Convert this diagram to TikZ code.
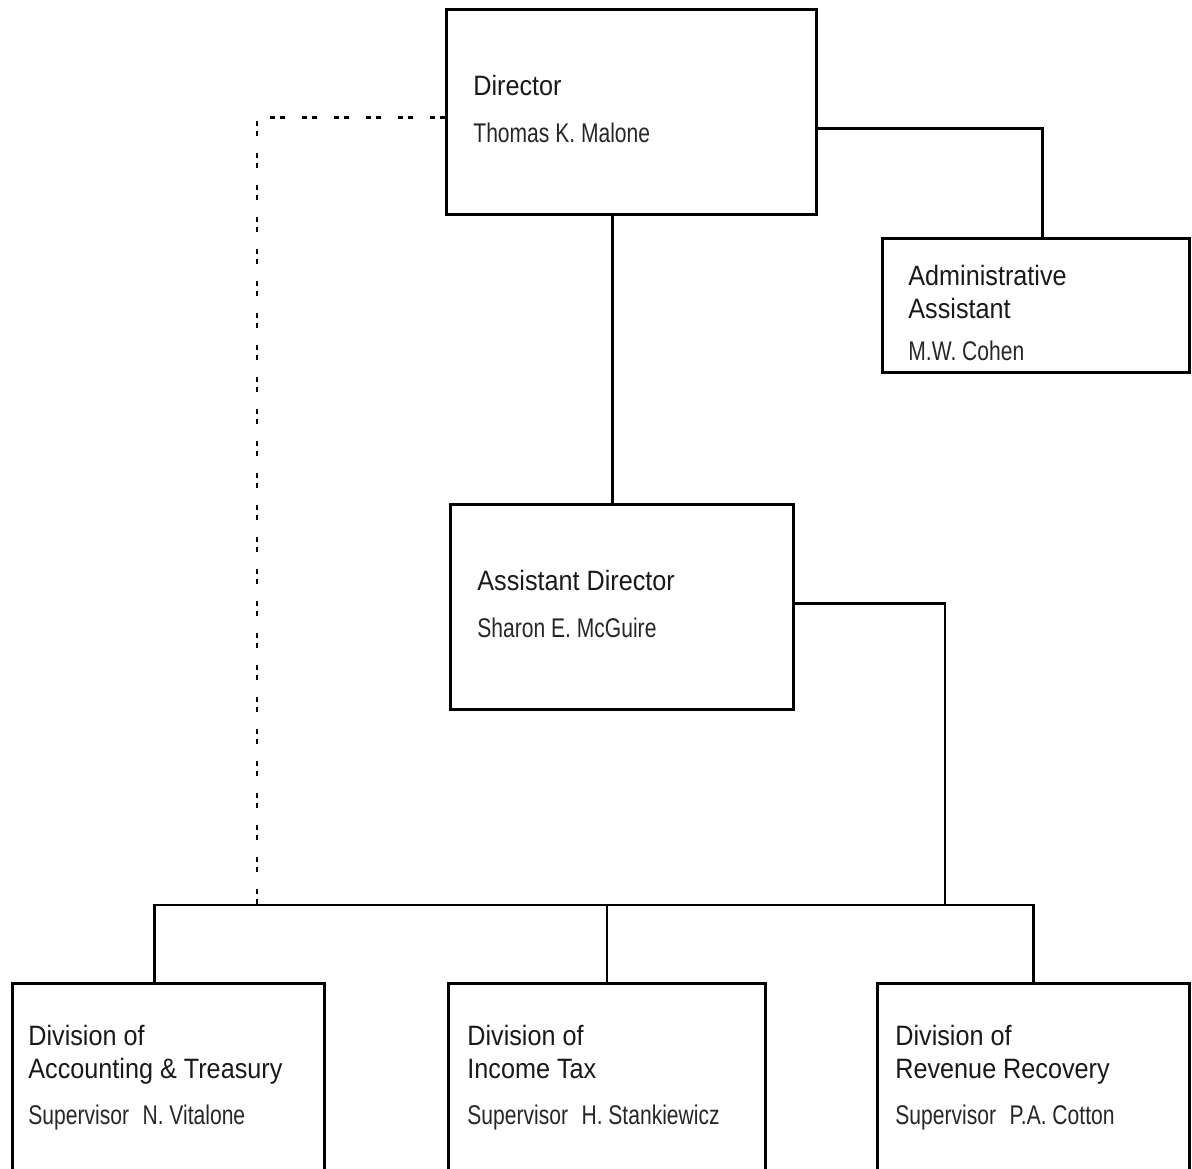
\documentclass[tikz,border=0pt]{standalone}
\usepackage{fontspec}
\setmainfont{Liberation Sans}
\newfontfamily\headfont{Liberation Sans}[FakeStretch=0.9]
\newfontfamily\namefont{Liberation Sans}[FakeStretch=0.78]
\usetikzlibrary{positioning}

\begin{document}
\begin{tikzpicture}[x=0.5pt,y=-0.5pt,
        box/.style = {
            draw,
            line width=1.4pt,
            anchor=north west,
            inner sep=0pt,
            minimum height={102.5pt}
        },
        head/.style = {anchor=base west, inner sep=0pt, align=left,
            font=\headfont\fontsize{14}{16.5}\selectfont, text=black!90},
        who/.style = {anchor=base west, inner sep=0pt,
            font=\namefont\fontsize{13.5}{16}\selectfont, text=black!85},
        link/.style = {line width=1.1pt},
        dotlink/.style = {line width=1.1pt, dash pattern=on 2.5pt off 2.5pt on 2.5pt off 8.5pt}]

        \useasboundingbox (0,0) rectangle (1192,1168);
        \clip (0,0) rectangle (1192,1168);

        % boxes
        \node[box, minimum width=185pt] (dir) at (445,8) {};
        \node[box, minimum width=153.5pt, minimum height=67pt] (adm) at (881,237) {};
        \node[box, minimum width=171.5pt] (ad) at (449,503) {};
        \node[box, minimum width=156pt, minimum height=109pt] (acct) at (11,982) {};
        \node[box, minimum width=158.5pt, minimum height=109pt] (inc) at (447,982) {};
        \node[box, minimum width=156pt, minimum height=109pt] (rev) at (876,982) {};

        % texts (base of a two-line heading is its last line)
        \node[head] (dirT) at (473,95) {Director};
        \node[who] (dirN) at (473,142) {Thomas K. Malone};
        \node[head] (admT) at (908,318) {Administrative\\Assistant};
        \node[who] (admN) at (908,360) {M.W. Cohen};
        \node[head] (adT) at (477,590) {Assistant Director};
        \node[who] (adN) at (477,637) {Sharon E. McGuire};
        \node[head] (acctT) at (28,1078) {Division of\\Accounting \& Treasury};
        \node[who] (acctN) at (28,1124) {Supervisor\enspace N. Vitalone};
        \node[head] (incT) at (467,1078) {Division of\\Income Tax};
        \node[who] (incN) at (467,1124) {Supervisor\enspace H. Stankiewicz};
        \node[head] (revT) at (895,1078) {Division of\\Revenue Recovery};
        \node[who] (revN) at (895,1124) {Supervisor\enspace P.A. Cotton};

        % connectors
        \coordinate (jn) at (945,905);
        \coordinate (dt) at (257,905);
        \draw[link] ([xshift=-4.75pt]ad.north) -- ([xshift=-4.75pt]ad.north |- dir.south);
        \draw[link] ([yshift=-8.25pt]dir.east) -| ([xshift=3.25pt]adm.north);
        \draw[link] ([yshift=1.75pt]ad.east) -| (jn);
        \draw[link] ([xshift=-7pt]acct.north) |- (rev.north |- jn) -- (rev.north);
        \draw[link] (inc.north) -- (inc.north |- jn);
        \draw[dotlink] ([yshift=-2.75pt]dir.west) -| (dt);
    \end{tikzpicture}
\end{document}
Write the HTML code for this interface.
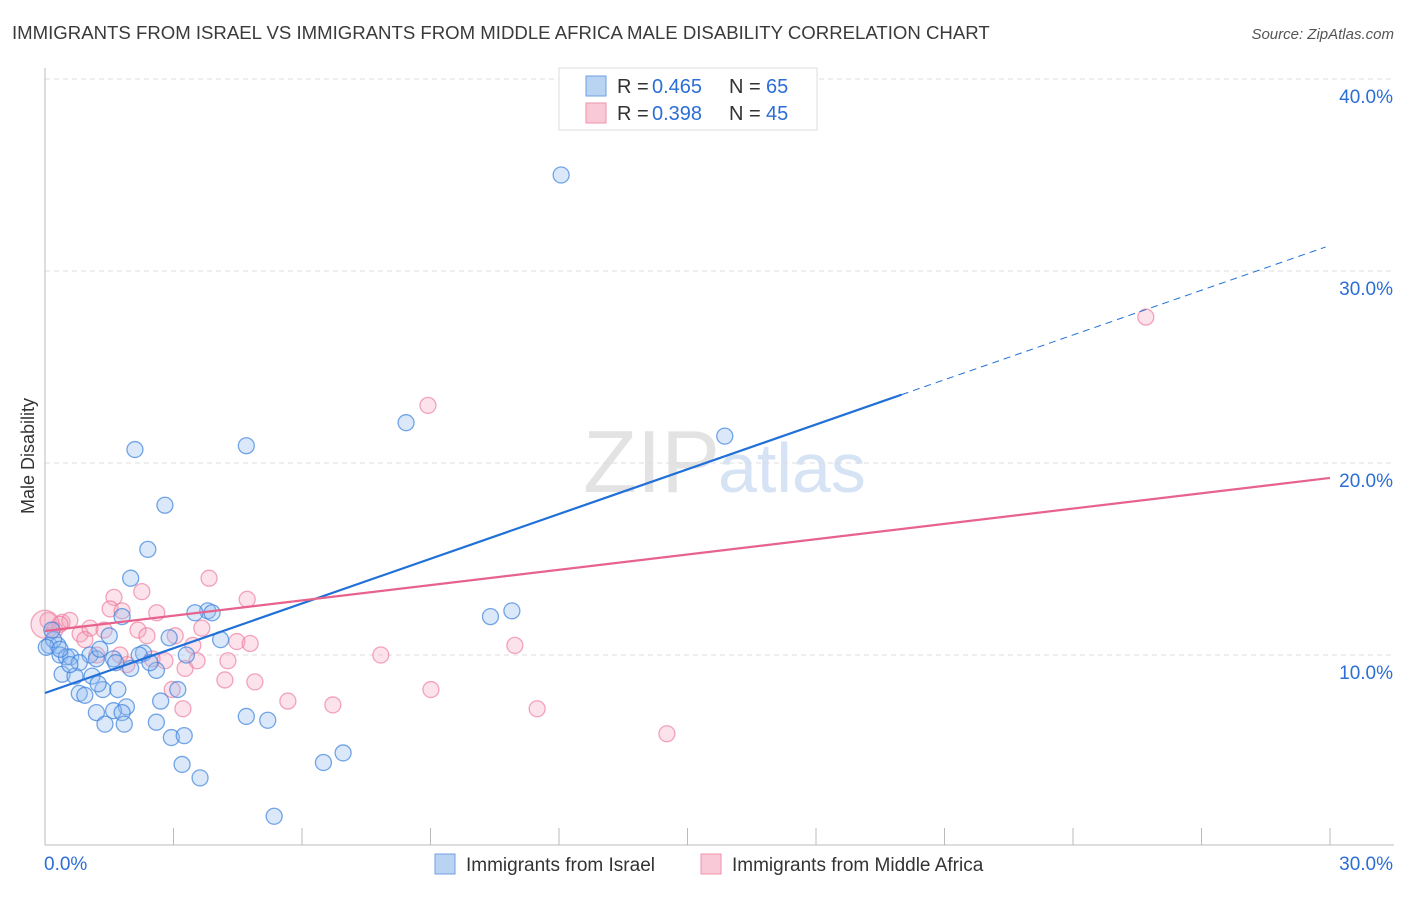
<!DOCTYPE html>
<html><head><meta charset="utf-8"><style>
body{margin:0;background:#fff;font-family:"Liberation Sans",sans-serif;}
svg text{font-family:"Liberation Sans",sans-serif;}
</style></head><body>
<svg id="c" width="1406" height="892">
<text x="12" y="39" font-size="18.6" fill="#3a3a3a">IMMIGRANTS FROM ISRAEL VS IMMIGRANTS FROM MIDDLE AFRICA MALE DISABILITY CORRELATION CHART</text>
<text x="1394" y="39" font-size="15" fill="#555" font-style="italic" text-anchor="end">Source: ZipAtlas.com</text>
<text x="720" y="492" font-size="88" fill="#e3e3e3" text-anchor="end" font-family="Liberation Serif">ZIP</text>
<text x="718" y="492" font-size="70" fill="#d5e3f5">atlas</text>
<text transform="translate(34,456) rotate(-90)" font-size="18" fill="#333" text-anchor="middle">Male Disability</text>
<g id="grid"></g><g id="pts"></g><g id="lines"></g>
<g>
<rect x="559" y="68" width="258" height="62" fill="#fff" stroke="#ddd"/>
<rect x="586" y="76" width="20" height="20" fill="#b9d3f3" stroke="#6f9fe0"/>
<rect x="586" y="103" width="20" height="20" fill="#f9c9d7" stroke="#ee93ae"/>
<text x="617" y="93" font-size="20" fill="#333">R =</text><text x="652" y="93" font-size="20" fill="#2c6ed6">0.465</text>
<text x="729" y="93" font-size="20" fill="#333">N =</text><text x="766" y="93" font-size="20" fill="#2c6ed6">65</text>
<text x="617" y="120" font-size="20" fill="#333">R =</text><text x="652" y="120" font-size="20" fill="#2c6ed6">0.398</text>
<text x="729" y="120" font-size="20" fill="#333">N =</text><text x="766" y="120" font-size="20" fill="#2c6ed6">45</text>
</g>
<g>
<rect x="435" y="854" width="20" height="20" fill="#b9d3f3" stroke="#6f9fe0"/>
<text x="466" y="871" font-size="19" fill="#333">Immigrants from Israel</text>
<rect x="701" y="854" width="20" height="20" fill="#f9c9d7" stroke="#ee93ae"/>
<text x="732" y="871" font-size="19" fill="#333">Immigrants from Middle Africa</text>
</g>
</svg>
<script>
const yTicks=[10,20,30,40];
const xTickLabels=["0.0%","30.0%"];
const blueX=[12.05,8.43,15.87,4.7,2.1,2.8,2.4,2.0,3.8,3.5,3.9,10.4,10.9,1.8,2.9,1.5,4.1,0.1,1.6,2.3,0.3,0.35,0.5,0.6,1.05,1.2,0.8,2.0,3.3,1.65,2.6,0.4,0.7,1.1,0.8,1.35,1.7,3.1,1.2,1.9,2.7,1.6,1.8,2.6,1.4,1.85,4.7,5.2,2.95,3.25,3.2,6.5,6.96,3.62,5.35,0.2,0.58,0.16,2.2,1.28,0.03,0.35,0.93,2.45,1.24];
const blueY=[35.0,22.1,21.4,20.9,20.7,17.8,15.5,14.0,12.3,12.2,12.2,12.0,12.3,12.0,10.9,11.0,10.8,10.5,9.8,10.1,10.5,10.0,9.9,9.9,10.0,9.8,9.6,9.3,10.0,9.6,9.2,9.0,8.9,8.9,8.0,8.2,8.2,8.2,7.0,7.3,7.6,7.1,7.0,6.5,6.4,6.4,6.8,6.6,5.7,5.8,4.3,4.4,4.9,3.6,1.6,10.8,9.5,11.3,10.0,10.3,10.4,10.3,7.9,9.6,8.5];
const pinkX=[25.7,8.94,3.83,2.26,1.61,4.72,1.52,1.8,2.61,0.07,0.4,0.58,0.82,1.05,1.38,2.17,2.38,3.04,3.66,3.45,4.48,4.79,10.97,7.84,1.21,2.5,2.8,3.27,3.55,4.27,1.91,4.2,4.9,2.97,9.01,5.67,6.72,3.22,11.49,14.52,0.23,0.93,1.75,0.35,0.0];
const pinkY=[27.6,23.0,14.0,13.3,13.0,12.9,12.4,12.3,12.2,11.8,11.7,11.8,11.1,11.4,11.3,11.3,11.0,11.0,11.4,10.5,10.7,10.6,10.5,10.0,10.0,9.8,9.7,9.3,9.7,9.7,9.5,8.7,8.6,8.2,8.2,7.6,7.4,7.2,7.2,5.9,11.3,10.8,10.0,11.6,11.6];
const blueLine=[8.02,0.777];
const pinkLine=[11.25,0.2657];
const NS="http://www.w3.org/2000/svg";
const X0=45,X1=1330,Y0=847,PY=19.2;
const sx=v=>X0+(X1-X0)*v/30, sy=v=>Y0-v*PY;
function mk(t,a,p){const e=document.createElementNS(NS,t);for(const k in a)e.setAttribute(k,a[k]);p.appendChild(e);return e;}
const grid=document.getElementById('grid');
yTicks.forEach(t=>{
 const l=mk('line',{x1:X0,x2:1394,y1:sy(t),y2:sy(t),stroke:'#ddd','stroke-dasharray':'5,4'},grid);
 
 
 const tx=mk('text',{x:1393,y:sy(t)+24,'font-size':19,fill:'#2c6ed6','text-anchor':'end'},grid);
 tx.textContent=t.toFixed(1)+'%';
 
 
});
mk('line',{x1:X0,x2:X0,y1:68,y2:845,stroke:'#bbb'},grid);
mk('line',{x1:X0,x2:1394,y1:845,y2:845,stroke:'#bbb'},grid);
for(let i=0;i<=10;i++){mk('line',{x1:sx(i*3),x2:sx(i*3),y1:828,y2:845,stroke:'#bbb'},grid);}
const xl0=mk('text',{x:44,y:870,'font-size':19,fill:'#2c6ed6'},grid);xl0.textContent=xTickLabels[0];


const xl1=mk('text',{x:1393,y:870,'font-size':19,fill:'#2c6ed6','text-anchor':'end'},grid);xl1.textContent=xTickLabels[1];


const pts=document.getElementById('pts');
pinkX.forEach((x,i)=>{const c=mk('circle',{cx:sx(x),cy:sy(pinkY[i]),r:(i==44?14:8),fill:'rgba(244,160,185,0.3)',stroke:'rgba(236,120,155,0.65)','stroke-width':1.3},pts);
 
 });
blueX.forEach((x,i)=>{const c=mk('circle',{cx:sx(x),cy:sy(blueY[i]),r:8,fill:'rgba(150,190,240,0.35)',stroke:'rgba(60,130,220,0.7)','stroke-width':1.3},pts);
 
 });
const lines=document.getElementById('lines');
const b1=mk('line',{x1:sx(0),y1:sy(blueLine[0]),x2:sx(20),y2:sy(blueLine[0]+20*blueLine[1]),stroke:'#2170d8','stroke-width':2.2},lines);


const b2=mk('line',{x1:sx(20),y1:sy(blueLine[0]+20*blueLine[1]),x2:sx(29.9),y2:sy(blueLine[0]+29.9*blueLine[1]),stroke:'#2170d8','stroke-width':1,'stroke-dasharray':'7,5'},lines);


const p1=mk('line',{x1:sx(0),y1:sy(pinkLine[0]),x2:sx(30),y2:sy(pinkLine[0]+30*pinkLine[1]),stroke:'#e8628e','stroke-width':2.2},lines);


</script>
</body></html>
--- --- ---
- [PROBLEM TO SOLVE]
The answer is the number of lines in the preceding material that hold "code"; write that number and nothing else.

- [WRITTEN ANSWER]
2